Hitchens justifica o estado de guerra global, em nome do combate ao fundamentalismo islâmico, e força a confusão entre terrorismo e resistência. Gabeira vê no projeto de impor a democracia em todo mundo, a ferro e fogo, uma utopia tão perigosa como qualquer outra.

Aliás, fundamentalismo de mercado e terrorismo religioso são filhos contemporâneos da mesma chocadeira.

A falta da esquerda não serve à democracia. É bom que a esquerda se renove e se fortaleça, para que a ambição de totalidade, de pensamento único, não insista em se converter em totalitarismo universal e absoluto. E para que possa ter fim o estado de guerra global.

Talvez as noções de esquerda e direita estejam mesmo enfraquecidas e a pós-modernidade peça outras categorias para que se compreenda as mutações em curso na política, na economia e na subjetividade. Talvez seja melhor falar em resistência e poder, como Michel Foucault, Gilles Deleuze, Toni Negri e outros pensadores.

Mas seria tolice deixar esvair a força de palavras e noções que não se esgotaram. A esquerda respira e pode ser o limite do controle globalizante e, também, dos fundamentalismos religiosos. Isso talvez explique a pressa em sepultá-la antes do tempo.

sexta-feira, agosto 04, 2006

É bom perguntar a quem interessa o voto nulo

Bom mesmo é se perguntar sobre tudo e tentar achar respostas no balaio da dúvida e da perplexidade. Com um pouco de boa vontade, dá para desanuviar a paisagem e perceber escolhas possíveis.

A eleição se aproxima e cresce a onda do ninguém presta e é tudo o mesma coisa. Todo candidato é safado. Então, vamos anular o voto! Quem ganha com isso não é o eleitor, o povo, a sociedade. Quem ganha é a banda podre da política, os que se elegem às custas da miséria e da ignorância, os corruptos. Estes têm votos garantidos nos currais pelo tráfico de influência e favores, pelo fisiologismo e pelo messianismo.

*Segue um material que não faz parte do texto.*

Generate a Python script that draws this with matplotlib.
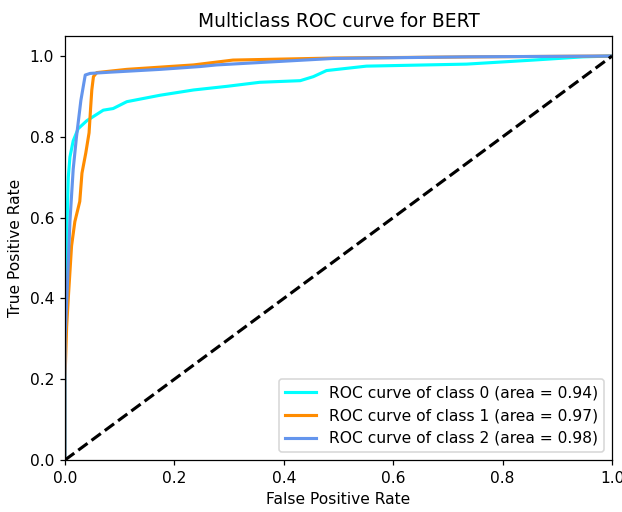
import numpy as np
import matplotlib.pyplot as plt

# ROC points (fpr, tpr)
fpr0 = [0.0, 0.0, 0.003, 0.006, 0.009, 0.015, 0.024, 0.04, 0.07, 0.088, 0.113, 0.174, 0.235,
        0.296, 0.356, 0.43, 0.454, 0.478, 0.551, 0.734, 0.856, 0.947, 1.0]
tpr0 = [0.0, 0.3, 0.55, 0.70, 0.75, 0.79, 0.82, 0.84, 0.866, 0.87, 0.887, 0.903, 0.916,
        0.925, 0.935, 0.939, 0.949, 0.964, 0.975, 0.98, 0.99, 0.998, 1.0]

fpr1 = [0.0, 0.0, 0.003, 0.006, 0.012, 0.018, 0.027, 0.031, 0.038, 0.044, 0.047, 0.049, 0.052,
        0.058, 0.113, 0.235, 0.307, 0.49, 0.75, 1.0]
tpr1 = [0.0, 0.2, 0.33, 0.40, 0.53, 0.59, 0.64, 0.71, 0.76, 0.81, 0.875, 0.916, 0.949,
        0.959, 0.967, 0.978, 0.99, 0.995, 0.998, 1.0]

fpr2 = [0.0, 0.0, 0.004, 0.009, 0.015, 0.021, 0.029, 0.037, 0.046, 0.082, 0.174, 0.247, 0.277,
        0.49, 0.735, 1.0]
tpr2 = [0.0, 0.3, 0.42, 0.59, 0.72, 0.80, 0.89, 0.953, 0.957, 0.96, 0.967, 0.974, 0.978,
        0.994, 0.998, 1.0]

aucs = [0.94, 0.97, 0.98]
colors = ['aqua', 'darkorange', 'cornflowerblue']

dpi = 112
fig = plt.figure(figsize=(622 / dpi, 512 / dpi), dpi=dpi)
ax = fig.add_axes([0.1045, 0.1016, 0.8795, 0.8284])

for i, (f, t) in enumerate([(fpr0, tpr0), (fpr1, tpr1), (fpr2, tpr2)]):
    ax.plot(f, t, color=colors[i], lw=2,
            label='ROC curve of class {0} (area = {1:0.2f})'.format(i, aucs[i]))

ax.plot([0, 1], [0, 1], 'k--', lw=2)
ax.set_xlim([0.0, 1.0])
ax.set_ylim([0.0, 1.05])
ax.set_xlabel('False Positive Rate')
ax.set_ylabel('True Positive Rate')
ax.set_title('Multiclass ROC curve for BERT')
ax.legend(loc='lower right')

plt.savefig('out.png', dpi=dpi)
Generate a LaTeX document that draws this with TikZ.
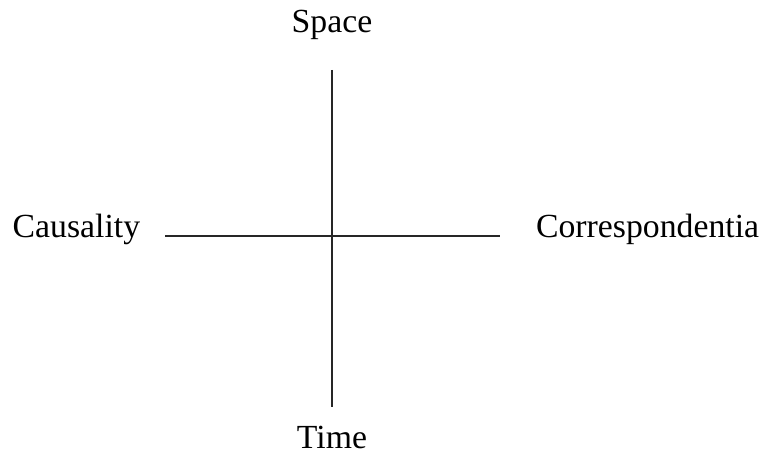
\documentclass[tikz,border=0pt]{standalone}
\usepackage{fontspec}
\setmainfont{Liberation Serif}
\usepackage{tikz}
\usetikzlibrary{positioning}

\begin{document}
\begin{tikzpicture}
    \useasboundingbox (0,0) rectangle (19.225,11.4);
    \tikzset{axislabel/.style={anchor=base, inner sep=0pt, font=\fontsize{24}{28}\selectfont},
             axisline/.style={line width=1.1pt, black!85}}
    \node[axislabel] (space) at (8.3,10.575) {Space};
    \node[axislabel] (time) at (8.3,0.2) {Time};
    \node[axislabel] (causality) at (1.91,5.45) {Causality};
    \node[axislabel] (corresp) at (16.19,5.45) {Correspondentia};
    \coordinate (top) at (8.3,9.65);
    \coordinate (bottom) at (8.3,1.225);
    \coordinate (left) at (4.125,5.5);
    \coordinate (right) at (12.5,5.5);
    \draw[axisline] (top) -- (bottom);
    \draw[axisline] (left) -- (right);
\end{tikzpicture}
\end{document}
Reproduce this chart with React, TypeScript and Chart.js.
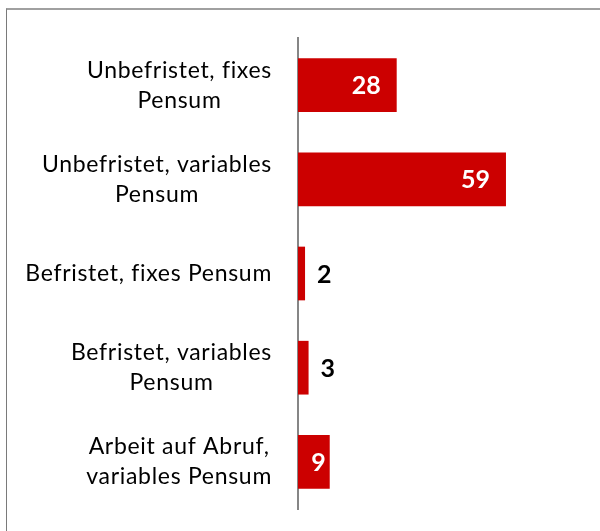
import React, { useEffect, useRef } from "react";
import { Chart, registerables } from "chart.js";

Chart.register(...registerables);

const categories: string[][] = [
  ["Unbefristet, fixes", "Pensum"],
  ["Unbefristet, variables", "Pensum"],
  ["Befristet, fixes Pensum"],
  ["Befristet, variables", "Pensum"],
  ["Arbeit auf Abruf,", "variables Pensum"],
];
const values: number[] = [28, 59, 2, 3, 9];
const axisMax = 80;

const FONT = "Lato, 'Open Sans', sans-serif";
const BAR_COLOR = "#cc0000";

// Category labels: each block of lines is centred on itself and right-aligned against the axis.
const categoryLabels = {
  id: "categoryLabels",
  afterDraw(chart: any) {
    const ctx = chart.ctx;
    const scale = chart.scales.y;
    const right = chart.chartArea.left - 26;
    const lineHeight = 30;
    ctx.save();
    ctx.font = `23px ${FONT}`;
    (ctx as any).letterSpacing = "0.7px";
    ctx.fillStyle = "#000000";
    ctx.textAlign = "center";
    ctx.textBaseline = "middle";
    categories.forEach((lines, i) => {
      const yc = scale.getPixelForValue(i);
      const maxW = Math.max(...lines.map((l) => ctx.measureText(l).width));
      const xc = right - maxW / 2;
      const y0 = yc - ((lines.length - 1) * lineHeight) / 2;
      lines.forEach((line, j) => ctx.fillText(line, xc, y0 + j * lineHeight));
    });
    ctx.restore();
  },
};

// Value labels: white inside the bar end for wide bars, black just past the end for thin ones.
const valueLabels = {
  id: "valueLabels",
  afterDatasetsDraw(chart: any) {
    const ctx = chart.ctx;
    const meta = chart.getDatasetMeta(0);
    ctx.save();
    ctx.font = `bold 25px ${FONT}`;
    ctx.textBaseline = "middle";
    ctx.textAlign = "left";
    meta.data.forEach((bar: any, i: number) => {
      const text = String(values[i]);
      const w = ctx.measureText(text).width;
      const len = bar.x - bar.base;
      let x: number;
      if (len > 60) {
        ctx.fillStyle = "#ffffff";
        x = bar.x - 16 - w;
      } else if (len > 25) {
        ctx.fillStyle = "#ffffff";
        x = bar.x - 4 - w;
      } else {
        ctx.fillStyle = "#000000";
        x = bar.x + 12;
      }
      ctx.fillText(text, x, bar.y + 1);
    });
    ctx.restore();
  },
};

export default function App() {
  const ref = useRef<HTMLCanvasElement | null>(null);

  useEffect(() => {
    if (!ref.current) return;
    const chart = new Chart(ref.current, {
      type: "bar",
      data: {
        labels: categories,
        datasets: [
          {
            data: values,
            backgroundColor: BAR_COLOR,
            borderWidth: 0,
            categoryPercentage: 1,
            barPercentage: 0.57,
          },
        ],
      },
      options: {
        indexAxis: "y",
        animation: false,
        responsive: false,
        maintainAspectRatio: false,
        layout: { padding: { top: 38, bottom: 22, left: 0, right: 20 } },
        plugins: {
          legend: { display: false },
          tooltip: { enabled: false },
        },
        scales: {
          x: {
            display: false,
            min: 0,
            max: axisMax,
          },
          y: {
            grid: { display: false },
            border: { display: true, color: "#868686", width: 2 },
            ticks: { display: false },
            afterFit(scale: any) {
              scale.width = 298;
              scale.paddingTop = 0;
              scale.paddingBottom = 0;
            },
          },
        },
      },
      plugins: [valueLabels, categoryLabels],
    });
    return () => chart.destroy();
  }, []);

  return (
    <div
      style={{
        position: "fixed",
        left: 0,
        top: 0,
        width: 600,
        height: 531,
        background: "#ffffff",
        overflow: "hidden",
      }}
    >
      <div
        style={{
          position: "absolute",
          left: 6,
          top: 8,
          width: 700,
          height: 700,
          borderTop: "2px solid #a0a0a0",
          borderLeft: "1px solid #7a7a7a",
        }}
      />
      <canvas
        ref={ref}
        width={600}
        height={531}
        style={{ position: "absolute", left: 0, top: 0 }}
      />
    </div>
  );
}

A eleição é uma ótima ocasião para exercitar o compromisso com este mundo possível. Não existe outro mundo. Nada vai melhorar se não fizermos hoje a melhor escolha ao nosso alcance.

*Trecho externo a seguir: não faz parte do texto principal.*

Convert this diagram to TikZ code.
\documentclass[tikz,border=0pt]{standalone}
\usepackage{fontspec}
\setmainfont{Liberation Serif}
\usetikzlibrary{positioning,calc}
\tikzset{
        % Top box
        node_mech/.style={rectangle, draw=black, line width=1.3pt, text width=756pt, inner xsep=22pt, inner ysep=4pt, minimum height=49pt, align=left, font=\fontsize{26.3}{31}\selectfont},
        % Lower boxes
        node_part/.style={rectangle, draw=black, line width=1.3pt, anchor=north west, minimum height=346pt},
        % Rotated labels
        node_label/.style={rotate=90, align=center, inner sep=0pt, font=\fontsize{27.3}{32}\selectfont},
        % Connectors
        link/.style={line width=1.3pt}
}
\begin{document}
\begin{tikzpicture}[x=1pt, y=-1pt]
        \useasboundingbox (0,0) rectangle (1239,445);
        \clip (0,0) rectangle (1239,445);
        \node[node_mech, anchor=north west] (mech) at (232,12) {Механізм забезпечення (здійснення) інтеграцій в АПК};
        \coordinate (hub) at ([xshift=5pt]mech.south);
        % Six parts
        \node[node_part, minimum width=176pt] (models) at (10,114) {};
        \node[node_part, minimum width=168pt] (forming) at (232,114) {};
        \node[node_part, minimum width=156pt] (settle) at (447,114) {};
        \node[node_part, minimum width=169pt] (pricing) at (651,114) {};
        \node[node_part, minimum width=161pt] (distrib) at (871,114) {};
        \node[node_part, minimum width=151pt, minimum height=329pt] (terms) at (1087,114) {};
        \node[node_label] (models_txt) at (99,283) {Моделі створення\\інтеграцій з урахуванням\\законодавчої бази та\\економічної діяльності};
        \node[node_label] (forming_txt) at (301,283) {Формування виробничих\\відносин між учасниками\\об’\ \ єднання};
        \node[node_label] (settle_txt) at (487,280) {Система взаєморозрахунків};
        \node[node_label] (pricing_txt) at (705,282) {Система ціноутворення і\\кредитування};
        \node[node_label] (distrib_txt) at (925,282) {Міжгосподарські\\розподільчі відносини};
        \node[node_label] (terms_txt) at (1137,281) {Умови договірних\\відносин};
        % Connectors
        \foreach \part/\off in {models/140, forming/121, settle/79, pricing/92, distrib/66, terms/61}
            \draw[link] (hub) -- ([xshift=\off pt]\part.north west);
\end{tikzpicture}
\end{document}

Um passo para isso pode ser uma visita ao site da Transparência Brasil para conhecer o Projeto Excelências. Trata-se de um cadastro de todos os candidatos que buscam a reeleição à Câmara Federal e mais ex-ministros, ex-governadores etc que também são candidatos a deputados federais. Inclui dados pessoais, desempenho legislativo, processos judiciais e menções publicadas na imprensa se o candidato está ligado a casos de corrupção.

Outro passo é acompanhar o debate e apoiar a tese de que a Constituição Federal, em seu parágrafo 10, permite a impugnação da posse de políticos eleitos que tenham contra si provas de abuso do poder econômico, fraude ou corrupção.

Toda grande marcha começa como o primeiro passo. Aqui temos dois que podem nos levar a ter um parlamento legítimo e respeitado pela população.